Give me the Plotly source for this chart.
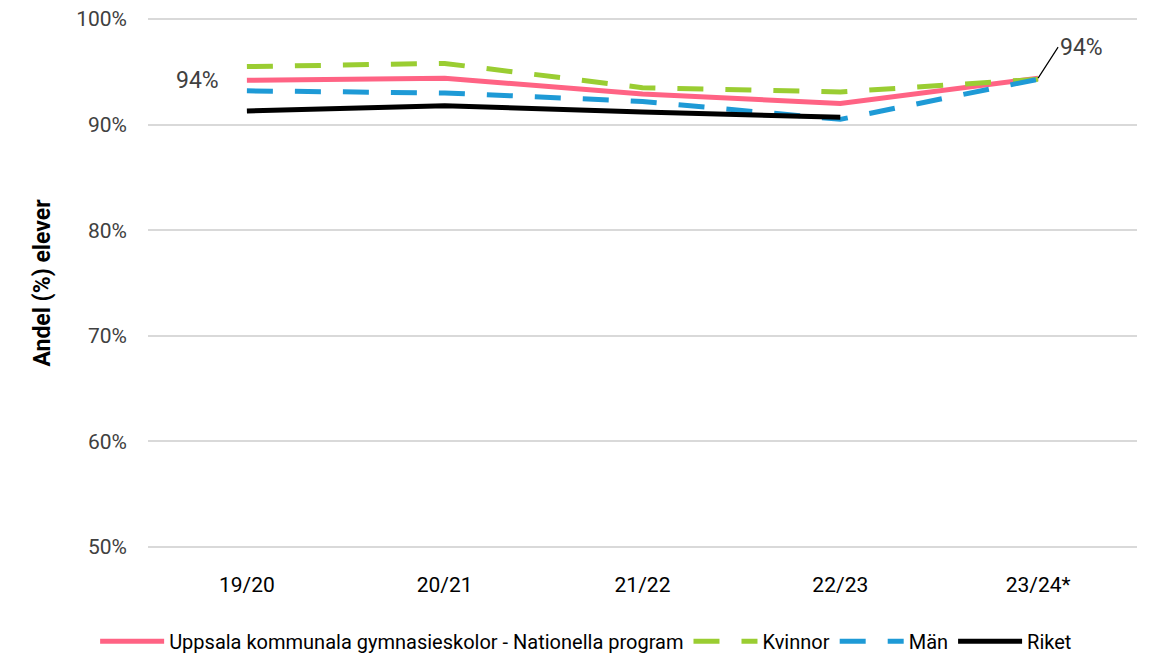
import plotly.graph_objects as go

years = ["19/20", "20/21", "21/22", "22/23", "23/24*"]
uppsala = [94.2, 94.4, 92.9, 92.0, 94.4]
kvinnor = [95.5, 95.8, 93.5, 93.1, 94.3]
man = [93.2, 93.0, 92.2, 90.5, 94.3]
riket = [91.3, 91.8, 91.2, 90.7, None]
y_ticks = [50, 60, 70, 80, 90, 100]
y_labels = ["50%", "60%", "70%", "80%", "90%", "100%"]

FONT = "Roboto, sans-serif"

fig = go.Figure()
fig.add_trace(go.Scatter(x=years, y=uppsala, mode="lines", name="Uppsala kommunala gymnasieskolor - Nationella program",
                         line=dict(color="#ff6384", width=5)))
fig.add_trace(go.Scatter(x=years, y=kvinnor, mode="lines", name="Kvinnor",
                         line=dict(color="#9acd32", width=5, dash="26px,22px")))
fig.add_trace(go.Scatter(x=years, y=man, mode="lines", name="Män",
                         line=dict(color="#1e9ad6", width=5, dash="26px,22px")))
fig.add_trace(go.Scatter(x=years, y=riket, mode="lines", name="Riket",
                         line=dict(color="#000000", width=5)))

# data labels on the Uppsala series
fig.add_annotation(x=years[0], y=uppsala[0], text="94%", showarrow=False,
                   xanchor="right", xshift=-26, font=dict(size=23, color="#404040"))
fig.add_annotation(x=years[-1], y=uppsala[-1], text="94%", showarrow=True,
                   arrowhead=0, arrowwidth=1.2, arrowcolor="#000", ax=20, ay=-31,
                   xanchor="left", font=dict(size=23, color="#404040"))

fig.update_layout(
    width=1155, height=651,
    margin=dict(l=140, r=26, t=10, b=111, autoexpand=False),
    plot_bgcolor="white", paper_bgcolor="white",
    font=dict(family=FONT, size=21, color="#404040"),
    showlegend=True,
    legend=dict(orientation="h", x=0.443, xanchor="center", y=-0.176, yanchor="middle",
                font=dict(size=20, color="#000"), itemwidth=64),
    hovermode=False,
)
fig.update_xaxes(range=[-0.5, 4.5], showgrid=False, showline=False, ticks="", automargin=False,
                 ticklabelstandoff=22, tickfont=dict(color="#000"))
fig.update_yaxes(range=[49.9, 100.1], tickmode="array", tickvals=y_ticks, ticktext=y_labels,
                 ticklabeloverflow="allow", gridcolor="#d9d9d9", gridwidth=1.5,
                 zeroline=False, showline=False, automargin=False, ticklabelstandoff=20,
                 title=dict(text="<b>Andel (%) elever</b>", font=dict(size=23, color="#000"), standoff=19))

fig.write_html("out.html")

WHAT THE TASK REQUIRES
Copy the whole of the material above exactly, but not its images.

ANSWER TO THE EXERCISE
Give me the Plotly source for this chart.
import plotly.graph_objects as go

years = ["19/20", "20/21", "21/22", "22/23", "23/24*"]
uppsala = [94.2, 94.4, 92.9, 92.0, 94.4]
kvinnor = [95.5, 95.8, 93.5, 93.1, 94.3]
man = [93.2, 93.0, 92.2, 90.5, 94.3]
riket = [91.3, 91.8, 91.2, 90.7, None]
y_ticks = [50, 60, 70, 80, 90, 100]
y_labels = ["50%", "60%", "70%", "80%", "90%", "100%"]

FONT = "Roboto, sans-serif"

fig = go.Figure()
fig.add_trace(go.Scatter(x=years, y=uppsala, mode="lines", name="Uppsala kommunala gymnasieskolor - Nationella program",
                         line=dict(color="#ff6384", width=5)))
fig.add_trace(go.Scatter(x=years, y=kvinnor, mode="lines", name="Kvinnor",
                         line=dict(color="#9acd32", width=5, dash="26px,22px")))
fig.add_trace(go.Scatter(x=years, y=man, mode="lines", name="Män",
                         line=dict(color="#1e9ad6", width=5, dash="26px,22px")))
fig.add_trace(go.Scatter(x=years, y=riket, mode="lines", name="Riket",
                         line=dict(color="#000000", width=5)))

# data labels on the Uppsala series
fig.add_annotation(x=years[0], y=uppsala[0], text="94%", showarrow=False,
                   xanchor="right", xshift=-26, font=dict(size=23, color="#404040"))
fig.add_annotation(x=years[-1], y=uppsala[-1], text="94%", showarrow=True,
                   arrowhead=0, arrowwidth=1.2, arrowcolor="#000", ax=20, ay=-31,
                   xanchor="left", font=dict(size=23, color="#404040"))

fig.update_layout(
    width=1155, height=651,
    margin=dict(l=140, r=26, t=10, b=111, autoexpand=False),
    plot_bgcolor="white", paper_bgcolor="white",
    font=dict(family=FONT, size=21, color="#404040"),
    showlegend=True,
    legend=dict(orientation="h", x=0.443, xanchor="center", y=-0.176, yanchor="middle",
                font=dict(size=20, color="#000"), itemwidth=64),
    hovermode=False,
)
fig.update_xaxes(range=[-0.5, 4.5], showgrid=False, showline=False, ticks="", automargin=False,
                 ticklabelstandoff=22, tickfont=dict(color="#000"))
fig.update_yaxes(range=[49.9, 100.1], tickmode="array", tickvals=y_ticks, ticktext=y_labels,
                 ticklabeloverflow="allow", gridcolor="#d9d9d9", gridwidth=1.5,
                 zeroline=False, showline=False, automargin=False, ticklabelstandoff=20,
                 title=dict(text="<b>Andel (%) elever</b>", font=dict(size=23, color="#000"), standoff=19))

fig.write_html("out.html")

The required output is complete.